Bitcut's subtitle system has three independent color channels — background, active word, and stroke. Each channel has its own set of preset colors plus room for custom colors you pick yourself.

The Three Color Channels

  • Background color — controls the tint of the gradient or plate behind subtitle text. Common choices: black for readability, brand colors for consistency.
  • Active word color — the highlight color for the currently spoken word in karaoke mode. Often a bright, contrasting color (yellow, cyan, red) that pops against the base text color.
  • Stroke color — the outline color when text stroke is enabled. Usually black or dark for contrast against light text.

Preset Colors

Each channel shows a row of color circles — preset options you can tap to apply instantly. These are curated colors that work well for subtitles: high contrast, readable, and visually appealing on video.

Adding Custom Colors

Next to the presets, you'll see a [+] button. Tap it to open the system color picker where you can choose any color. Your selection is saved as a custom color slot that stays available for future use.

Each channel supports up to 2 custom color slots. If you need a different color, you can replace an existing custom slot by long-pressing it.

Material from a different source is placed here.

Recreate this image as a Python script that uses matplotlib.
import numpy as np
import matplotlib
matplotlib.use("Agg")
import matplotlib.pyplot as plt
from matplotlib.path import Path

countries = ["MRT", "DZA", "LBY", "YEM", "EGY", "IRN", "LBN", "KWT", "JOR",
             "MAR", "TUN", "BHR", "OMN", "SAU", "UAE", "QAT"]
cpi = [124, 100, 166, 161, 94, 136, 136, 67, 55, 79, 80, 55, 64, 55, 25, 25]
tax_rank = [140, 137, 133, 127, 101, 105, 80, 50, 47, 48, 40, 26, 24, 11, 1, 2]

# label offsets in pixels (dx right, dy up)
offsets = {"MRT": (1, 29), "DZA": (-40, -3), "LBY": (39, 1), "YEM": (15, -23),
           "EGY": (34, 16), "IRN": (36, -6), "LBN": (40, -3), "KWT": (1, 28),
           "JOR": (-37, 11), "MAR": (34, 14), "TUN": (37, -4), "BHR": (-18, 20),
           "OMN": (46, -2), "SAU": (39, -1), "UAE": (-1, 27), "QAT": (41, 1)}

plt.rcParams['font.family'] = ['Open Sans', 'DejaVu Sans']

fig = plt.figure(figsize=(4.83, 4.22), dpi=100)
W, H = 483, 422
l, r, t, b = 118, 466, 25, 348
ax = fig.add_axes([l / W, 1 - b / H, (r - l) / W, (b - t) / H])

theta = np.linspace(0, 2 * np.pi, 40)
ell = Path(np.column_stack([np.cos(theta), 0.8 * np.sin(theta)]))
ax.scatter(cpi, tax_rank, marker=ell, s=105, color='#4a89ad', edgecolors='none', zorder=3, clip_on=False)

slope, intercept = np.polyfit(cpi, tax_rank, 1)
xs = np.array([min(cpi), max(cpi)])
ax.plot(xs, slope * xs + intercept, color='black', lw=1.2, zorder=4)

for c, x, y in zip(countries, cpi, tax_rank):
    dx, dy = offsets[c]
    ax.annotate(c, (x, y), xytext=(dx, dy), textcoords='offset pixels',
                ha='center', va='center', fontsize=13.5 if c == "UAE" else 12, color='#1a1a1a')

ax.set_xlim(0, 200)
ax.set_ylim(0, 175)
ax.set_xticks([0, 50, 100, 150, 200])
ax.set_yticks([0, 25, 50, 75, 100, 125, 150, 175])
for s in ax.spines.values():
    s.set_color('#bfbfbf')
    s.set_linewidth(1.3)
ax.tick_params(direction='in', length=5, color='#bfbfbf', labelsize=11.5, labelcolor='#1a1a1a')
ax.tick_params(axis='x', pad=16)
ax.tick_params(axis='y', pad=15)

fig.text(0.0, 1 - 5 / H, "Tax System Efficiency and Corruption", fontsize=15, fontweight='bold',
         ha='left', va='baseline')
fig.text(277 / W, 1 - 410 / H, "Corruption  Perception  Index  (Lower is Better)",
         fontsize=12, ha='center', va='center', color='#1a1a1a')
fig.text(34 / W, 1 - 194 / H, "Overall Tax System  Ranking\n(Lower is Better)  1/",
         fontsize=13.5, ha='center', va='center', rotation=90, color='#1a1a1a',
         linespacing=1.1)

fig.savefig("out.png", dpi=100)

Tip: Use custom color slots to match your brand. Pick your brand's primary color for the active word highlight, and your brand's secondary color for the background. This creates consistent, recognizable subtitles across all your content.

How Colors Interact

The three channels are fully independent — changing one doesn't affect the others. This lets you create precise combinations:

  • High contrast — black background, white text, yellow active word, no stroke
  • Minimal — no background, white text, black stroke for readability
  • Branded — brand-color gradient background, contrasting active word color
  • Neon — no background, colored stroke, bright active word color
Preview instantly: Tap any color (preset or custom) and the video preview updates immediately. Play the clip to see how the color combination looks with moving text and your specific video content.